Wow… sorry folks it seems like I’ve been slacking lately. I understand why but I feel like I must apologize anyways. Yesterday was very emotional. I came back to work for the first time since the passing of my father and it was quite something. Most of my department was coming up to me, talking about my loss and expressing their deepest sympathy and condolences. I truly appreciated it but at one point it got to be too much.  I had to break away and go outside, I sat down at a table outside my office window and just cried. I couldn’t hold it back anymore at that point. I know I should be working, yet I can’t seem to focus. I’m worried and scared for my mother. Is she going to like Colorado?  Will she really get a piece of the property there for herself?  I guess this blog is more of an outlet for me. It helps me get things off my chest. It’s not here to sell anything, or to be anything special. I know you are reading it out of curiosity of who I am and what I’m about… if that wasn’t the case then there would have been comments posted about my loss, yet there isn’t anything. This space is just what it is… space for me to get the thoughts out of my head.

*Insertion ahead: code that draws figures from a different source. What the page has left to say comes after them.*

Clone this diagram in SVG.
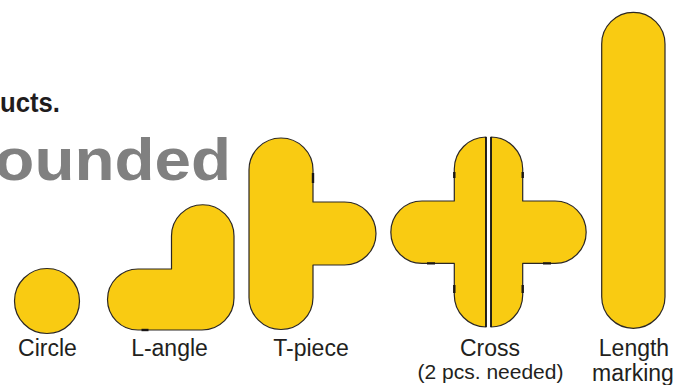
<svg xmlns="http://www.w3.org/2000/svg" width="687" height="385" viewBox="0 0 687 385">
  <style>
    .shape { fill: #F9CB12; stroke: #2b2724; stroke-width: 1.2; stroke-linejoin: round; }
    .tick { stroke: #1a1716; stroke-width: 2.4; fill: none; }
    .cut { stroke: #111; stroke-width: 1.6; fill: none; }
    .label { font-family: "Liberation Sans", Arial, sans-serif; font-size: 23px; fill: #231f20; text-anchor: middle; }
    .sub { font-size: 21px; }
    .title { font-family: "Liberation Sans", Arial, sans-serif; font-weight: bold; }
  </style>
  <rect width="687" height="385" fill="#ffffff"/>
  <g id="title">
    <text class="title" x="0" y="112" font-size="28" fill="#1f1c1d" textLength="60" lengthAdjust="spacingAndGlyphs">ucts.</text>
    <text class="title" x="-53" y="180" font-size="60" fill="#808080" textLength="284" lengthAdjust="spacingAndGlyphs">Rounded</text>
  </g>
  <g id="circle">
    <circle class="shape" cx="47" cy="301" r="32.5"/>
    <text class="label" x="47.5" y="356">Circle</text>
  </g>
  <g id="l-angle">
    <path class="shape" d="M171.5 236 A31.25 31.25 0 0 1 234 236 L234 298 A32 32 0 0 1 202 330 L138 330 A30.5 30.5 0 0 1 138 269 L171.5 269 Z"/>
    <path class="tick" d="M141.5 330 H148.5"/>
    <text class="label" x="169.5" y="356">L-angle</text>
  </g>
  <g id="t-piece">
    <path class="shape" d="M249 170 A32 32 0 0 1 313 170 L313 202 L344.5 202 A31.5 31.5 0 0 1 344.5 265 L313 265 L313 297.5 A32 32 0 0 1 249 297.5 Z"/>
    <path class="tick" d="M313 173 V183"/>
    <text class="label" x="311" y="356">T-piece</text>
  </g>
  <g id="cross">
    <path class="shape" d="M486 137 A32 32 0 0 0 454.3 169 L454.3 201 L422 201 A31.2 31.2 0 0 0 422 263.4 L454.3 263.4 L454.3 295 A32 32 0 0 0 486 327 Z"/>
    <path class="shape" d="M491 137 A32 32 0 0 1 522.7 169 L522.7 201 L555 201 A31.2 31.2 0 0 1 555 263.4 L522.7 263.4 L522.7 295 A32 32 0 0 1 491 327 Z"/>
    <path class="cut" d="M486 137 V327 M491 137 V327"/>
    <path class="tick" d="M454.3 172 V178 M454.3 285 V293 M522.7 172 V178 M522.7 285 V293 M427 263.4 H435 M543 263.4 H551"/>
    <text class="label" x="490" y="356">Cross</text>
    <text class="label sub" x="490.5" y="379">(2 pcs. needed)</text>
  </g>
  <g id="length-marking">
    <rect class="shape" x="601.7" y="12.3" width="63.3" height="316" rx="31.65" ry="31.65"/>
    <text class="label" x="634" y="356">Length</text>
    <text class="label" x="633" y="381">marking</text>
  </g>
  <g id="connectors"/>
</svg>
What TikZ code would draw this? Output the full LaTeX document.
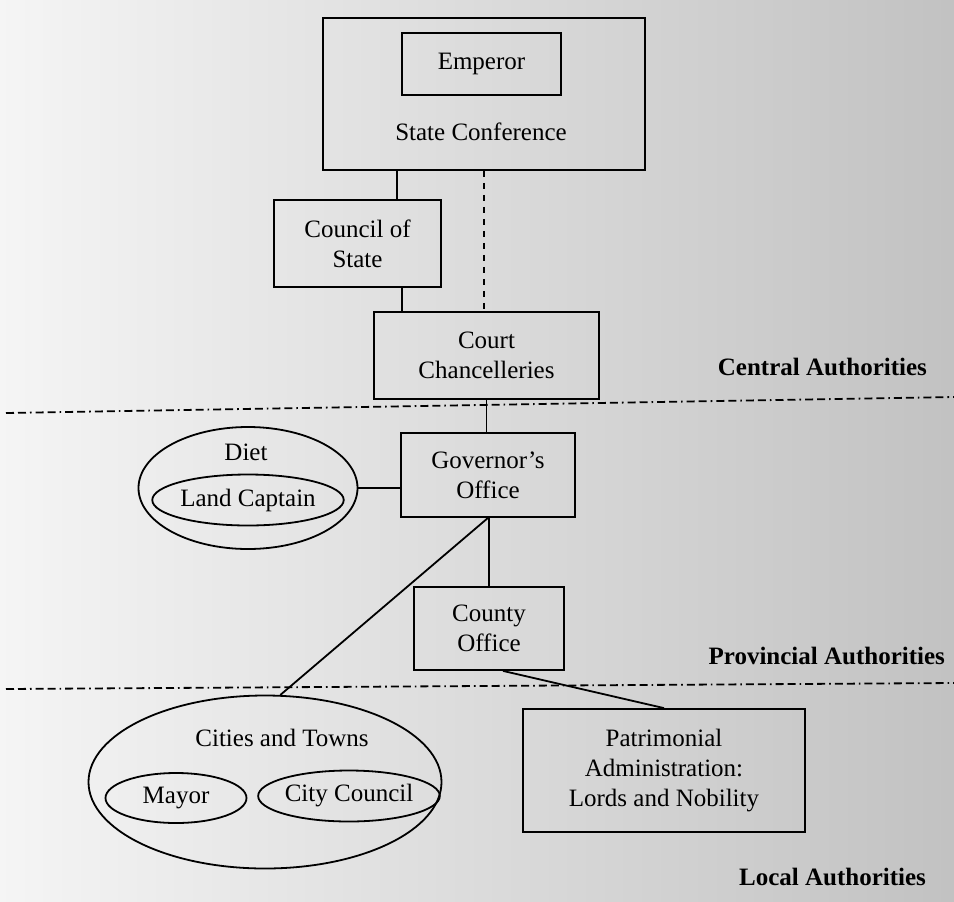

I know I have to get back to writing soon. I really need to finish Reality Shift this year… I’ve had great momentum with the other stories, I just need to finish. Once I’m done I will be dedicating it to my dad.

Well I got to go for now…

Have a great day.

Rob

Sadness sets in…

The days are getting longer and sadder… My emotions are raw and I’m hiding them from my mother the best I can. I’m trying to stay strong yet when I’m alone I’m so sad. I start to cry. I watched TV tonight with my mother, as I watching I was also watching her. She sat there with this sadness on her face, it hurt me to see her like this. I know it will be better with time but I wish I had a way to fast forward and see her happy again. She’s going to move with my sister in Colorado in a few weeks and I’m not sure I’m a 100% behind it. I originally thought it was a good idea now I’m second guessing myself. I know it’s what best… But now I’m being selfish and don’t want her to go because we will be so far apart.

When I lived in Michigan I was 6 hours away, at least it was still drivable. Now CO is 30 hours away from my current living arrangements. I would have to fly out anytime that I wanted to see her. I know with modern technology I could talk to her with FaceTime or Skype but it’s not the same as sitting next to her or getting a hug. I’m really going to miss her but this is her life now, I have to respect her life choices.

Well I hope it gets better, soon.

Have a great night.

Rob

Getting Harder

So it’s been 5 days. I thought it would start to get easier but it isn’t yet. My mother made a dramatic choice this week. She has decided that she wants to move to Colorado to live with her daughter,her husband, and two grandchildren. The hard part is that they want to do it over the next two weeks… What?!?!

I’m not sure I’m ready or can handle this. I already lived 200 miles away now I’m going to be living 1670 miles away from my mother. That’s quite a distance… I was usually seeing my family 3 or 4 times a year… Now most likely will only be once a year, I can’t afford to be going out too many times. I just hope that this is the right choice.

Well I’m mentally exhausted this week and it’s not over yet.

Have a good night and I hope you all have a great day tomorrow.